[Saved entries]
+++++
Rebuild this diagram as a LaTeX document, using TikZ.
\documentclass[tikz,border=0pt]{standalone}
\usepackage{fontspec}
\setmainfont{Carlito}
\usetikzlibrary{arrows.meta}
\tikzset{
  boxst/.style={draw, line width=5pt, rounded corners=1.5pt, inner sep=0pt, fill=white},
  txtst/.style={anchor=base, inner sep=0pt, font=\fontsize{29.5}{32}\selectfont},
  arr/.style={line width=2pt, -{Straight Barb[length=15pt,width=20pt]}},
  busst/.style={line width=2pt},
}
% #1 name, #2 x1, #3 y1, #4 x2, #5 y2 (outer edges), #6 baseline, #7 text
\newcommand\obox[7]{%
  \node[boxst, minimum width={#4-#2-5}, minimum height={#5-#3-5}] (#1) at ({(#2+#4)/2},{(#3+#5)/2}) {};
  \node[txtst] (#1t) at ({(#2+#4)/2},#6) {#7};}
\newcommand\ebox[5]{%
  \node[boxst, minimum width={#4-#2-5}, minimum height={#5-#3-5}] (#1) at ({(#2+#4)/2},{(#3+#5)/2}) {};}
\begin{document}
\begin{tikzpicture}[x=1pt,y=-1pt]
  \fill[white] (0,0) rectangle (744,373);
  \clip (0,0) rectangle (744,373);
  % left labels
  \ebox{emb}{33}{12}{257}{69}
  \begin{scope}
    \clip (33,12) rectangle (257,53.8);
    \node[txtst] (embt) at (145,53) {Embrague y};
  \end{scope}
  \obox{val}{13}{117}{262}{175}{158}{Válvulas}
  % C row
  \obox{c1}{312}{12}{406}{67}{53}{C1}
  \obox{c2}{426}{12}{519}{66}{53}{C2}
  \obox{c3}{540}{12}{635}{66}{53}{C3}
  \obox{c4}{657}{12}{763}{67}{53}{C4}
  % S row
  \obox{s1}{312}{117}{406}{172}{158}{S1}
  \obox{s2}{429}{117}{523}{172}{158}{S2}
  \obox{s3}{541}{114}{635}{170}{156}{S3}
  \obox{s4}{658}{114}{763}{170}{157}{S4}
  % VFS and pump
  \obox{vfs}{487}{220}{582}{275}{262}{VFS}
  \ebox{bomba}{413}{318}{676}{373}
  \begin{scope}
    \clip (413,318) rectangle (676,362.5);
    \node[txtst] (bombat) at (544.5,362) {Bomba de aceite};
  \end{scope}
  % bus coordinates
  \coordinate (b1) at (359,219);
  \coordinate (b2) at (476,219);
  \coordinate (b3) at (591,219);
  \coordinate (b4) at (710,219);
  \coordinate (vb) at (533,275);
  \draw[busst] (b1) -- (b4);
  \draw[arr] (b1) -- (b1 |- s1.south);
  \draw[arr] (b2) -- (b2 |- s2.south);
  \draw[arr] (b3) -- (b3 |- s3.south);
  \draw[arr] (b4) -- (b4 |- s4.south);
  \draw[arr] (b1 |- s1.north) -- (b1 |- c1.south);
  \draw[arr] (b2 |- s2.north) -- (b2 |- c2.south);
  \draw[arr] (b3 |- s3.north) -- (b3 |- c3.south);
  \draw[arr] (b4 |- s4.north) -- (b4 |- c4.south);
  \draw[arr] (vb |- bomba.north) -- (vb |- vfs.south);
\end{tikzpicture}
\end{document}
+++++
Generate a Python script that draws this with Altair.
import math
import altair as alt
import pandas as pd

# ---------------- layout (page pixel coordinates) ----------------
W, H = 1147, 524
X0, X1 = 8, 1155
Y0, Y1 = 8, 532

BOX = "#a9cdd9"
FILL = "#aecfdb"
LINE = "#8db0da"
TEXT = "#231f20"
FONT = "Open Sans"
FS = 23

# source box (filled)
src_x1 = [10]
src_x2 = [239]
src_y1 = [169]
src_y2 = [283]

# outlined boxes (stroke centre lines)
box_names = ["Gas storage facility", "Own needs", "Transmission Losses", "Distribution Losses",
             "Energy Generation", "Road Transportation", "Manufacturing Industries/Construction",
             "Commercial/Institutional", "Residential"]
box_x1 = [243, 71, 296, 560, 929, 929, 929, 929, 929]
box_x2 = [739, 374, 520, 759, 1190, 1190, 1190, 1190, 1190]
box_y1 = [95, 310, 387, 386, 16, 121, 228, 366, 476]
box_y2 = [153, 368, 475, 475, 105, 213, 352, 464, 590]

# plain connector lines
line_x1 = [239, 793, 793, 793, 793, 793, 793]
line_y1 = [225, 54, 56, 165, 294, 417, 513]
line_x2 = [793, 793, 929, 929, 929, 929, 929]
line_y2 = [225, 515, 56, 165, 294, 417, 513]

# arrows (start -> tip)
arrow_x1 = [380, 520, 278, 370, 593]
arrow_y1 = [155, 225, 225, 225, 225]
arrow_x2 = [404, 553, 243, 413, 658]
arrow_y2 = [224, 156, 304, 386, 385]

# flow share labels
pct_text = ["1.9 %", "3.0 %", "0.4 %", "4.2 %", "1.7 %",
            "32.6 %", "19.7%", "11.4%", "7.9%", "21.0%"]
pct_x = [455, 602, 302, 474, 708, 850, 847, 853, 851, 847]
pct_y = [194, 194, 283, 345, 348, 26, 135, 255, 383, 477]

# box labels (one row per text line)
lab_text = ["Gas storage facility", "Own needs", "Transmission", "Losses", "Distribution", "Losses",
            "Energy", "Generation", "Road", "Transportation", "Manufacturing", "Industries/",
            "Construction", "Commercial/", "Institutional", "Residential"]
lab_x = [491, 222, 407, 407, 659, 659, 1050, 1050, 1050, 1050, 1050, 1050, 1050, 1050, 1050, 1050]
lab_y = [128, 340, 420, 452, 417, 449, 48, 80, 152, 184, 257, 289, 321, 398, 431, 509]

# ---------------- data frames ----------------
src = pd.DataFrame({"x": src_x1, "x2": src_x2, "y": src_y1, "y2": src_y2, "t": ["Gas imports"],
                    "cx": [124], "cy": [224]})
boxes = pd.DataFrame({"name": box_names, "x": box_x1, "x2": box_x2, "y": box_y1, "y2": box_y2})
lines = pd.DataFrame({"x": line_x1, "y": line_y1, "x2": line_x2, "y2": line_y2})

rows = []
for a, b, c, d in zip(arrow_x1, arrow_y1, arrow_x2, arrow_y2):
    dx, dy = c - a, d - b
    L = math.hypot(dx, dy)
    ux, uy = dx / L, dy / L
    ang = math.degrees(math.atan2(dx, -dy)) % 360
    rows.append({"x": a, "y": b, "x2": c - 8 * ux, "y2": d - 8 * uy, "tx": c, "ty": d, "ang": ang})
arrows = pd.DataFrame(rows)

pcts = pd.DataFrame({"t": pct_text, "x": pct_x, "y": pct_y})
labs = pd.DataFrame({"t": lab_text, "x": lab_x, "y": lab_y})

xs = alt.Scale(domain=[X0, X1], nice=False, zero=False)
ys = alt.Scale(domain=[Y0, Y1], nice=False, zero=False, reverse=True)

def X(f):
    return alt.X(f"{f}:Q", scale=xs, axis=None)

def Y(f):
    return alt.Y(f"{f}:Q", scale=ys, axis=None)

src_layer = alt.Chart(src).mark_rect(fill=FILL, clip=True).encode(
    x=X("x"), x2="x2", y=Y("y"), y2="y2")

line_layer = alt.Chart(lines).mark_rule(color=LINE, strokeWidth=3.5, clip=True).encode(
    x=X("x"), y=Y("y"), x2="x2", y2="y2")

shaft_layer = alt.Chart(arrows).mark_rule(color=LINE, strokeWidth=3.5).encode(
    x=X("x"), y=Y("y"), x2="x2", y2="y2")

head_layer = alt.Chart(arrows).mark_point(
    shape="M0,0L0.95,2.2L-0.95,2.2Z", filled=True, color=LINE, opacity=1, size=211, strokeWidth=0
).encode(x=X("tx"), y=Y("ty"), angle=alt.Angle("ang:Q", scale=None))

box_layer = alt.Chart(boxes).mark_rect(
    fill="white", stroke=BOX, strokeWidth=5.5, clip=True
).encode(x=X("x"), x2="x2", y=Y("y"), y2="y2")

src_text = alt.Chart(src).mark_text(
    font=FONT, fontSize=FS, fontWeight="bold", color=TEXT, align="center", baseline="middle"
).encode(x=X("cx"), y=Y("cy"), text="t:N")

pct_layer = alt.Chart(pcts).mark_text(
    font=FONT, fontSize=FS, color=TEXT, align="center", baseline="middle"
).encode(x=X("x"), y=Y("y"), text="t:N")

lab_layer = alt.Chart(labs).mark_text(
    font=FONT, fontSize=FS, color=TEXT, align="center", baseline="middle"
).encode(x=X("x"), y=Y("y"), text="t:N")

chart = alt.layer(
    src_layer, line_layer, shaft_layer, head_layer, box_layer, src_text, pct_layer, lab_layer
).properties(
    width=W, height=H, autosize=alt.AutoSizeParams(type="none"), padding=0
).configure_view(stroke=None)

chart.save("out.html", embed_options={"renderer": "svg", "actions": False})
+++++
GOAL: Retype, exactly and in full, the lines above from the one containing "Generate a Python" through the one containing "398, 431, 509]".

EXERCISE RESPONSE:
Generate a Python script that draws this with Altair.
import math
import altair as alt
import pandas as pd

# ---------------- layout (page pixel coordinates) ----------------
W, H = 1147, 524
X0, X1 = 8, 1155
Y0, Y1 = 8, 532

BOX = "#a9cdd9"
FILL = "#aecfdb"
LINE = "#8db0da"
TEXT = "#231f20"
FONT = "Open Sans"
FS = 23

# source box (filled)
src_x1 = [10]
src_x2 = [239]
src_y1 = [169]
src_y2 = [283]

# outlined boxes (stroke centre lines)
box_names = ["Gas storage facility", "Own needs", "Transmission Losses", "Distribution Losses",
             "Energy Generation", "Road Transportation", "Manufacturing Industries/Construction",
             "Commercial/Institutional", "Residential"]
box_x1 = [243, 71, 296, 560, 929, 929, 929, 929, 929]
box_x2 = [739, 374, 520, 759, 1190, 1190, 1190, 1190, 1190]
box_y1 = [95, 310, 387, 386, 16, 121, 228, 366, 476]
box_y2 = [153, 368, 475, 475, 105, 213, 352, 464, 590]

# plain connector lines
line_x1 = [239, 793, 793, 793, 793, 793, 793]
line_y1 = [225, 54, 56, 165, 294, 417, 513]
line_x2 = [793, 793, 929, 929, 929, 929, 929]
line_y2 = [225, 515, 56, 165, 294, 417, 513]

# arrows (start -> tip)
arrow_x1 = [380, 520, 278, 370, 593]
arrow_y1 = [155, 225, 225, 225, 225]
arrow_x2 = [404, 553, 243, 413, 658]
arrow_y2 = [224, 156, 304, 386, 385]

# flow share labels
pct_text = ["1.9 %", "3.0 %", "0.4 %", "4.2 %", "1.7 %",
            "32.6 %", "19.7%", "11.4%", "7.9%", "21.0%"]
pct_x = [455, 602, 302, 474, 708, 850, 847, 853, 851, 847]
pct_y = [194, 194, 283, 345, 348, 26, 135, 255, 383, 477]

# box labels (one row per text line)
lab_text = ["Gas storage facility", "Own needs", "Transmission", "Losses", "Distribution", "Losses",
            "Energy", "Generation", "Road", "Transportation", "Manufacturing", "Industries/",
            "Construction", "Commercial/", "Institutional", "Residential"]
lab_x = [491, 222, 407, 407, 659, 659, 1050, 1050, 1050, 1050, 1050, 1050, 1050, 1050, 1050, 1050]
lab_y = [128, 340, 420, 452, 417, 449, 48, 80, 152, 184, 257, 289, 321, 398, 431, 509]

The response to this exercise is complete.